## begin SUPPLIED ENTRIES
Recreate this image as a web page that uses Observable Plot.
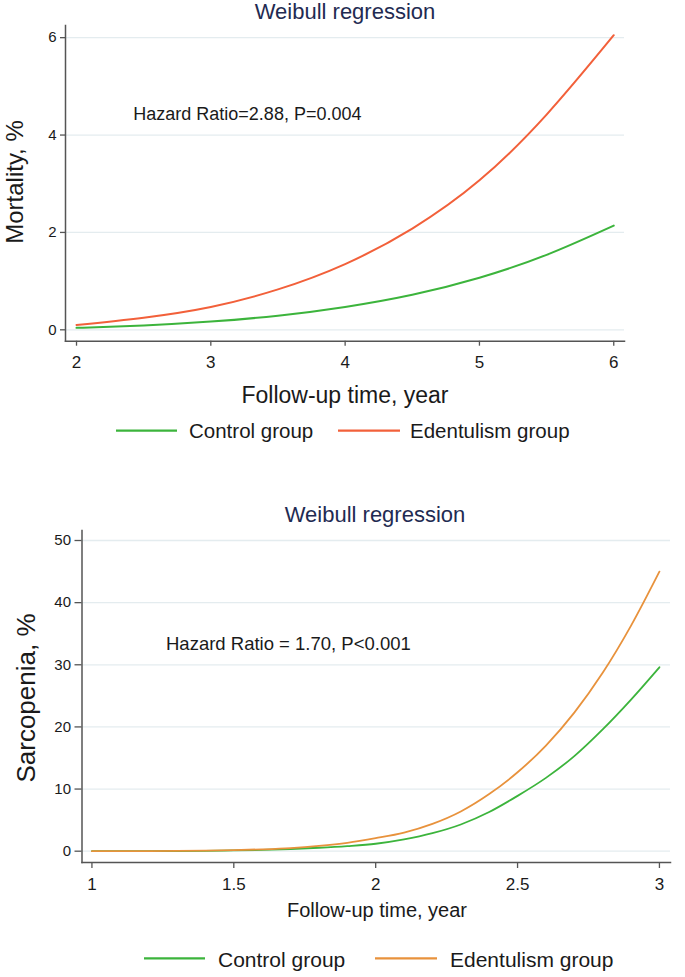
<!DOCTYPE html>
<html>
<head>
<meta charset="utf-8">
<script src="https://cdn.jsdelivr.net/npm/d3@7"></script>
<script src="https://cdn.jsdelivr.net/npm/@observablehq/plot@0.6"></script>
<style>
  body { margin: 0; background: #fff; }
  #page { position: relative; width: 685px; height: 977px; overflow: hidden; background: #fff;
          font-family: Arial, "Liberation Sans", sans-serif; }
  #page > * { position: absolute; left: 0; }
  #overlay { top: 0; pointer-events: none; }
</style>
</head>
<body>
<div id="page"></div>
<script>
// ---------- Data ----------
const groups = ["Control group", "Edentulism group"];

// Panel 1: Mortality (%)
const years1 = [2, 2.5, 3, 3.5, 4, 4.5, 5, 5.5, 6];
const mortControl = [0.04, 0.09, 0.17, 0.29, 0.47, 0.72, 1.07, 1.54, 2.14];
const mortEdent   = [0.10, 0.25, 0.47, 0.83, 1.35, 2.08, 3.07, 4.42, 6.05];
const xTicks1 = [2, 3, 4, 5, 6];
const yTicks1 = [0, 2, 4, 6];

// Panel 2: Sarcopenia (%)
const years2 = [1, 1.1, 1.2, 1.3, 1.4, 1.5, 1.6, 1.7, 1.8, 1.9, 2, 2.1, 2.2, 2.3, 2.4, 2.5, 2.6, 2.7, 2.8, 2.9, 3];
const sarcControl = [0, 0, 0.01, 0.03, 0.06, 0.12, 0.2, 0.35, 0.55, 0.82, 1.2, 1.9, 2.9, 4.3, 6.3, 8.9, 11.8, 15.3, 19.6, 24.4, 29.6];
const sarcEdent   = [0, 0, 0.01, 0.04, 0.09, 0.17, 0.3, 0.5, 0.85, 1.35, 2.1, 3.0, 4.4, 6.4, 9.2, 12.7, 17.0, 22.3, 28.7, 36.3, 45.0];
const xTicks2 = [1, 1.5, 2, 2.5, 3];
const yTicks2 = [0, 10, 20, 30, 40, 50];

const titleText = "Weibull regression";
const xLabelText = "Follow-up time, year";
const yLabel1 = "Mortality, %";
const yLabel2 = "Sarcopenia, %";
const note1 = "Hazard Ratio=2.88, P=0.004";
const note2 = "Hazard Ratio = 1.70, P<0.001";

// ---------- Styles ----------
const GREEN = "#3cb43c";
const ORANGE1 = "#f2603a";
const ORANGE2 = "#e8923c";
const AXIS = "#555";
const GRID = "#e4ecef";
const TEXT = "#1a1a1a";
const TITLE = "#1f2b52";
const FONT = 'Arial, "Liberation Sans", sans-serif';
const fmt = d => String(d);

const rows1 = years1.flatMap((t, i) => [
  {t, v: mortControl[i], g: groups[0]},
  {t, v: mortEdent[i], g: groups[1]}
]);
const rows2 = years2.flatMap((t, i) => [
  {t, v: sarcControl[i], g: groups[0]},
  {t, v: sarcEdent[i], g: groups[1]}
]);

const page = document.getElementById("page");

// ---------- Panel 1 ----------
const p1 = Plot.plot({
  width: 685, height: 380,
  marginLeft: 65, marginRight: 61, marginTop: 25, marginBottom: 39.3,
  x: {domain: [1.918, 6.08]},
  y: {domain: [-0.234, 6.25]},
  style: {fontFamily: FONT, color: TEXT, background: "transparent", overflow: "visible"},
  marks: [
    Plot.gridY({ticks: yTicks1, stroke: GRID, strokeOpacity: 1, strokeWidth: 1.3}),
    Plot.axisY({ticks: yTicks1, tickSize: 5, tickPadding: 4, label: null, fontSize: 15, stroke: AXIS, strokeWidth: 1.3, tickFormat: fmt}),
    Plot.axisX({ticks: xTicks1, tickSize: 5, tickPadding: 10, label: null, fontSize: 17, stroke: AXIS, strokeWidth: 1.3, tickFormat: fmt}),
    Plot.frame({anchor: "left", stroke: AXIS, strokeWidth: 1.5}),
    Plot.frame({anchor: "bottom", stroke: AXIS, strokeWidth: 1.5}),
    Plot.line(rows1.filter(d => d.g === groups[0]), {x: "t", y: "v", stroke: GREEN, strokeWidth: 2, curve: "natural"}),
    Plot.line(rows1.filter(d => d.g === groups[1]), {x: "t", y: "v", stroke: ORANGE1, strokeWidth: 2, curve: "natural"})
  ]
});
p1.style.top = "0px";
page.appendChild(p1);

// ---------- Panel 2 ----------
const p2 = Plot.plot({
  width: 685, height: 420,
  marginLeft: 81.5, marginRight: 15, marginTop: 40, marginBottom: 48,
  x: {domain: [0.965, 3.039]},
  y: {domain: [-1.82, 51.61]},
  style: {fontFamily: FONT, color: TEXT, background: "transparent", overflow: "visible"},
  marks: [
    Plot.gridY({ticks: yTicks2, stroke: GRID, strokeOpacity: 1, strokeWidth: 1.3}),
    Plot.axisY({ticks: yTicks2, tickSize: 7, tickPadding: 4, label: null, fontSize: 15, stroke: AXIS, strokeWidth: 1.3, tickFormat: fmt}),
    Plot.axisX({ticks: xTicks2, tickSize: 6, tickPadding: 9, label: null, fontSize: 17, stroke: AXIS, strokeWidth: 1.3, tickFormat: fmt}),
    Plot.frame({anchor: "left", stroke: AXIS, strokeWidth: 1.5}),
    Plot.frame({anchor: "bottom", stroke: AXIS, strokeWidth: 1.5}),
    Plot.line(rows2.filter(d => d.g === groups[0]), {x: "t", y: "v", stroke: GREEN, strokeWidth: 1.8, curve: "monotone-x"}),
    Plot.line(rows2.filter(d => d.g === groups[1]), {x: "t", y: "v", stroke: ORANGE2, strokeWidth: 1.8, curve: "monotone-x"})
  ]
});
p2.style.top = "490px";
page.appendChild(p2);

// ---------- Overlay text: titles, labels, notes, legends ----------
const svg = d3.create("svg").attr("id", "overlay").attr("width", 685).attr("height", 977)
  .style("font-family", FONT);

function txt(x, y, s, size, opts = {}) {
  const t = svg.append("text").attr("x", x).attr("y", y).text(s)
    .attr("font-size", size).attr("fill", opts.fill || TEXT)
    .attr("text-anchor", opts.anchor || "start");
  if (opts.rotate) t.attr("transform", `rotate(-90 ${x} ${y})`);
  return t;
}

// Panel 1
txt(345, 18.5, titleText, 22, {anchor: "middle", fill: TITLE});
txt(133.3, 120, note1, 18);
txt(345, 403.3, xLabelText, 23, {anchor: "middle"});
txt(23, 182, yLabel1, 24, {anchor: "middle", rotate: true});
// Legend 1
[[116, 177, GREEN, 189, groups[0]], [338, 400, ORANGE1, 410, groups[1]]].forEach(([x1, x2, c, tx, s]) => {
  svg.append("line").attr("x1", x1).attr("x2", x2).attr("y1", 430.7).attr("y2", 430.7)
    .attr("stroke", c).attr("stroke-width", 2.2);
  txt(tx, 438.3, s, 20.5);
});

// Panel 2
txt(375, 522.3, titleText, 22, {anchor: "middle", fill: TITLE});
txt(166, 650, note2, 18.5);
txt(377, 917.3, xLabelText, 20, {anchor: "middle"});
txt(35, 698, yLabel2, 26, {anchor: "middle", rotate: true});
// Legend 2
[[144, 205, GREEN, 218, groups[0]], [375, 437, ORANGE2, 450, groups[1]]].forEach(([x1, x2, c, tx, s]) => {
  svg.append("line").attr("x1", x1).attr("x2", x2).attr("y1", 958.3).attr("y2", 958.3)
    .attr("stroke", c).attr("stroke-width", 2.2);
  txt(tx, 966.7, s, 21);
});

page.appendChild(svg.node());
</script>
</body>
</html>
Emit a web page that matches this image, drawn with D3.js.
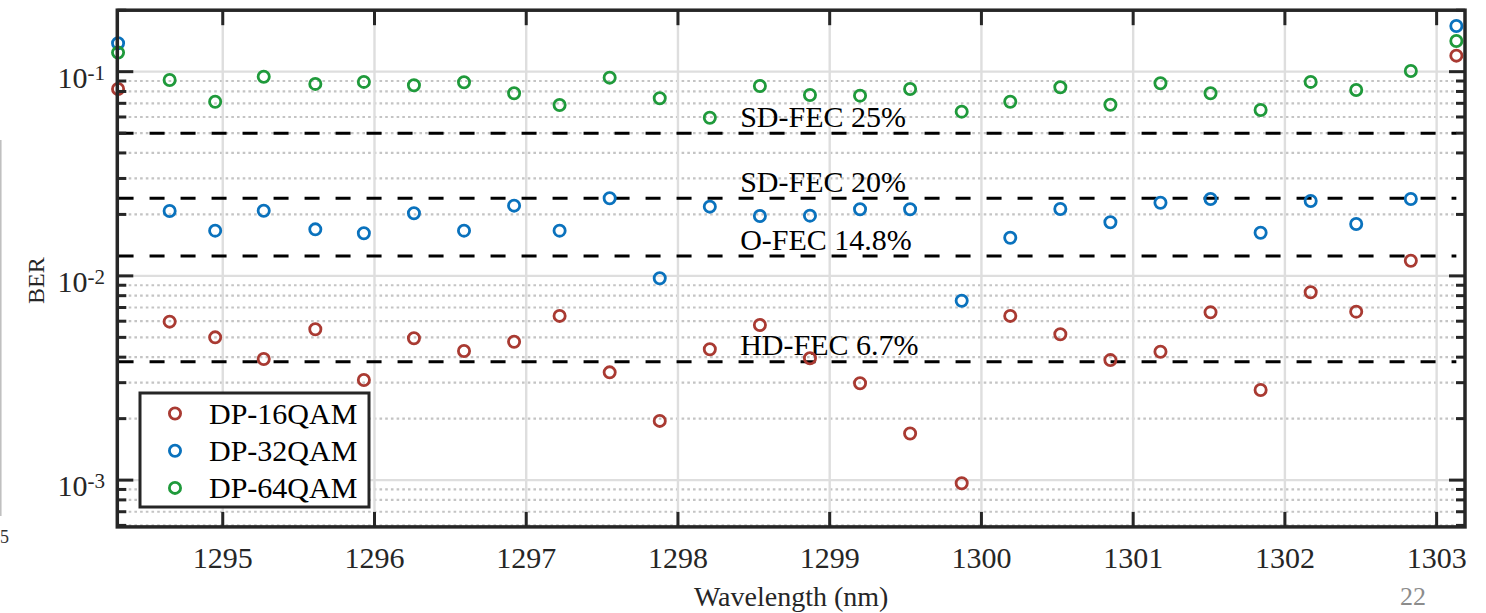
<!DOCTYPE html>
<html>
<head>
<meta charset="utf-8">
<script src="https://cdn.jsdelivr.net/npm/d3@7"></script>
<style>
  html, body { margin: 0; padding: 0; background: #fff; overflow: hidden; }
  svg { display: block; font-family: "Liberation Serif", "Times New Roman", serif; }
</style>
</head>
<body>
<svg id="chart" width="1486" height="613"></svg>
<script>
// Channel wavelengths (nm)
const wavelengths = [1294.31, 1294.65, 1294.95, 1295.27, 1295.61, 1295.93, 1296.26, 1296.59,
  1296.92, 1297.22, 1297.55, 1297.88, 1298.21, 1298.54, 1298.87, 1299.20, 1299.53, 1299.87,
  1300.19, 1300.52, 1300.85, 1301.18, 1301.51, 1301.84, 1302.17, 1302.47, 1302.83, 1303.13];

// Measured BER per channel
const ber16 = [0.0823, 0.00597, 0.0050, 0.00392, 0.00548, 0.00309, 0.00495, 0.00429, 0.00476,
  0.00637, 0.00337, 0.00195, 0.00437, 0.00575, 0.00395, 0.00298, 0.00169, 0.000965, 0.00637,
  0.00518, 0.00387, 0.00425, 0.00663, 0.00276, 0.00831, 0.00668, 0.01187, 0.1198];
const ber32 = [0.1377, 0.0208, 0.01665, 0.02086, 0.0169, 0.01616, 0.02026, 0.01665, 0.02208,
  0.01665, 0.02399, 0.00973, 0.02183, 0.01965, 0.01972, 0.0212, 0.0212, 0.00756, 0.01538,
  0.02127, 0.0183, 0.02283, 0.02379, 0.01627, 0.02326, 0.01796, 0.02379, 0.1675];
const ber64 = [0.124, 0.0911, 0.0713, 0.0945, 0.0871, 0.0891, 0.0858, 0.0887, 0.0784, 0.0687,
  0.0935, 0.0741, 0.0595, 0.0851, 0.0769, 0.0763, 0.0823, 0.0637, 0.0713, 0.0839, 0.0689,
  0.0877, 0.0784, 0.0649, 0.0891, 0.0814, 0.1008, 0.1413];

const seriesNames = ["DP-16QAM", "DP-32QAM", "DP-64QAM"];
const seriesColors = ["#a93a32", "#0a72bd", "#1f9a3b"];

// FEC thresholds
const fecLabels = ["SD-FEC 25%", "SD-FEC 20%", "O-FEC 14.8%", "HD-FEC 6.7%"];
const fecValues = [0.05, 0.024, 0.0125, 0.0038];

const xTicks = [1295, 1296, 1297, 1298, 1299, 1300, 1301, 1302, 1303];
const yMajorExps = [-3, -2, -1];

const svg = d3.select("#chart");
const L = 117.3, R = 1465, T = 10.2, B = 526.9;
const axisColor = "#262626";

const x = d3.scaleLinear().domain([1294.305, 1303.187]).range([L, R]);
const y = d3.scaleLog().domain([5.9e-4, 0.2]).range([B, T]);

// minor values 2..9 x decade inside domain
const minorVals = [];
[-4, -3, -2, -1].forEach(e => {
  for (let m = 2; m <= 9; m++) {
    const v = m * Math.pow(10, e);
    if (v >= y.domain()[0] && v <= y.domain()[1]) minorVals.push(v);
  }
});
const majorVals = yMajorExps.map(e => Math.pow(10, e));

const grid = svg.append("g");
// minor horizontal dotted grid
grid.selectAll("line.minor").data(minorVals).join("line")
  .attr("x1", L).attr("x2", R)
  .attr("y1", d => y(d)).attr("y2", d => y(d))
  .attr("stroke", "#c4c4c4").attr("stroke-width", 2.2)
  .attr("stroke-dasharray", "2.6,3.1");
// major horizontal grid
grid.selectAll("line.major").data(majorVals).join("line")
  .attr("x1", L).attr("x2", R)
  .attr("y1", d => y(d)).attr("y2", d => y(d))
  .attr("stroke", "#dedede").attr("stroke-width", 2.4);
// vertical grid
grid.selectAll("line.v").data(xTicks).join("line")
  .attr("x1", d => x(d)).attr("x2", d => x(d))
  .attr("y1", T).attr("y2", B)
  .attr("stroke", "#dedede").attr("stroke-width", 2.4);

// FEC threshold lines
const fec = svg.append("g");
fec.selectAll("line").data(fecValues).join("line")
  .attr("x1", x(wavelengths[0]) + 0.5).attr("x2", x(wavelengths[wavelengths.length - 1]))
  .attr("y1", d => y(d)).attr("y2", d => y(d))
  .attr("stroke", "#000").attr("stroke-width", 3)
  .attr("stroke-dasharray", "15,16");

// data markers
const allSeries = [ber16, ber32, ber64];
allSeries.forEach((vals, i) => {
  svg.append("g").selectAll("circle").data(vals).join("circle")
    .attr("cx", (d, j) => x(wavelengths[j]))
    .attr("cy", d => y(d))
    .attr("r", 5.6)
    .attr("fill", "none")
    .attr("stroke", seriesColors[i])
    .attr("stroke-width", 2.8);
});

// FEC labels
fec.selectAll("text").data(fecValues).join("text")
  .attr("x", x(1298.41))
  .attr("y", d => y(d) - 6.5)
  .attr("font-size", 30)
  .attr("fill", "#000")
  .text((d, i) => fecLabels[i]);

// axes box and ticks
const ax = svg.append("g").attr("stroke", axisColor);
// ticks on x (bottom and top, inward)
ax.selectAll("line.xb").data(xTicks).join("line")
  .attr("x1", d => x(d)).attr("x2", d => x(d))
  .attr("y1", B).attr("y2", B - 15).attr("stroke-width", 3);
ax.selectAll("line.xt").data(xTicks).join("line")
  .attr("x1", d => x(d)).attr("x2", d => x(d))
  .attr("y1", T).attr("y2", T + 15).attr("stroke-width", 3);
// y ticks left/right
[[L, 1], [R, -1]].forEach(([x0, dir]) => {
  ax.append("g").selectAll("line").data(majorVals).join("line")
    .attr("x1", x0).attr("x2", x0 + dir * 16)
    .attr("y1", d => y(d)).attr("y2", d => y(d)).attr("stroke-width", 3);
  ax.append("g").selectAll("line").data(minorVals).join("line")
    .attr("x1", x0).attr("x2", x0 + dir * 9)
    .attr("y1", d => y(d)).attr("y2", d => y(d)).attr("stroke-width", 3);
});
ax.append("rect")
  .attr("x", L).attr("y", T).attr("width", R - L).attr("height", B - T)
  .attr("fill", "none").attr("stroke-width", 3.5);

// x tick labels
svg.append("g").selectAll("text").data(xTicks).join("text")
  .attr("x", d => x(d)).attr("y", 568)
  .attr("text-anchor", "middle").attr("font-size", 30).attr("fill", axisColor)
  .text(d => d);

// y tick labels 10^n
const yl = svg.append("g").selectAll("text").data(yMajorExps).join("text")
  .attr("x", 105).attr("y", d => y(Math.pow(10, d)) + 16)
  .attr("text-anchor", "end").attr("font-size", 30).attr("fill", axisColor);
yl.append("tspan").text("10");
yl.append("tspan").attr("dy", -8).attr("font-size", 21).text(d => String(d));

// axis titles
svg.append("text")
  .attr("x", (L + R) / 2 + 0).attr("y", 606)
  .attr("text-anchor", "middle").attr("font-size", 28).attr("fill", axisColor)
  .text("Wavelength (nm)");
svg.append("text")
  .attr("transform", `translate(44, ${(T + B) / 2 + 12}) rotate(-90)`)
  .attr("text-anchor", "middle").attr("font-size", 24).attr("fill", axisColor)
  .text("BER");

// legend
const lg = svg.append("g");
lg.append("rect")
  .attr("x", 140).attr("y", 393).attr("width", 229).attr("height", 114)
  .attr("fill", "#fff").attr("stroke", axisColor).attr("stroke-width", 3);
seriesNames.forEach((name, i) => {
  const cy = 413.5 + i * 37.2;
  lg.append("circle").attr("cx", 175).attr("cy", cy).attr("r", 5.6)
    .attr("fill", "none").attr("stroke", seriesColors[i]).attr("stroke-width", 2.8);
  lg.append("text").attr("x", 209).attr("y", cy + 10.5)
    .attr("font-size", 30).attr("fill", "#000").text(name);
});

// page furniture around the figure
svg.append("line").attr("x1", 0.8).attr("x2", 0.8).attr("y1", 140).attr("y2", 516)
  .attr("stroke", "#bdbdbd").attr("stroke-width", 1.5);
svg.append("text").attr("x", 0).attr("y", 543).attr("font-size", 18).attr("fill", "#333").text("5");
svg.append("text").attr("x", 1400).attr("y", 605).attr("font-size", 26).attr("fill", "#8c8c8c").text("22");
</script>
</body>
</html>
## end SUPPLIED ENTRIES
→ GIVEN INSTRUCTION
Leave the pictures out and copy exactly the lines from the one with "Emit a web page" through the one with "1302.47, 1302.83, 1303.13];", nothing more.

→ RESPONSE TO THE TASK
Emit a web page that matches this image, drawn with D3.js.
<!DOCTYPE html>
<html>
<head>
<meta charset="utf-8">
<script src="https://cdn.jsdelivr.net/npm/d3@7"></script>
<style>
  html, body { margin: 0; padding: 0; background: #fff; overflow: hidden; }
  svg { display: block; font-family: "Liberation Serif", "Times New Roman", serif; }
</style>
</head>
<body>
<svg id="chart" width="1486" height="613"></svg>
<script>
// Channel wavelengths (nm)
const wavelengths = [1294.31, 1294.65, 1294.95, 1295.27, 1295.61, 1295.93, 1296.26, 1296.59,
  1296.92, 1297.22, 1297.55, 1297.88, 1298.21, 1298.54, 1298.87, 1299.20, 1299.53, 1299.87,
  1300.19, 1300.52, 1300.85, 1301.18, 1301.51, 1301.84, 1302.17, 1302.47, 1302.83, 1303.13];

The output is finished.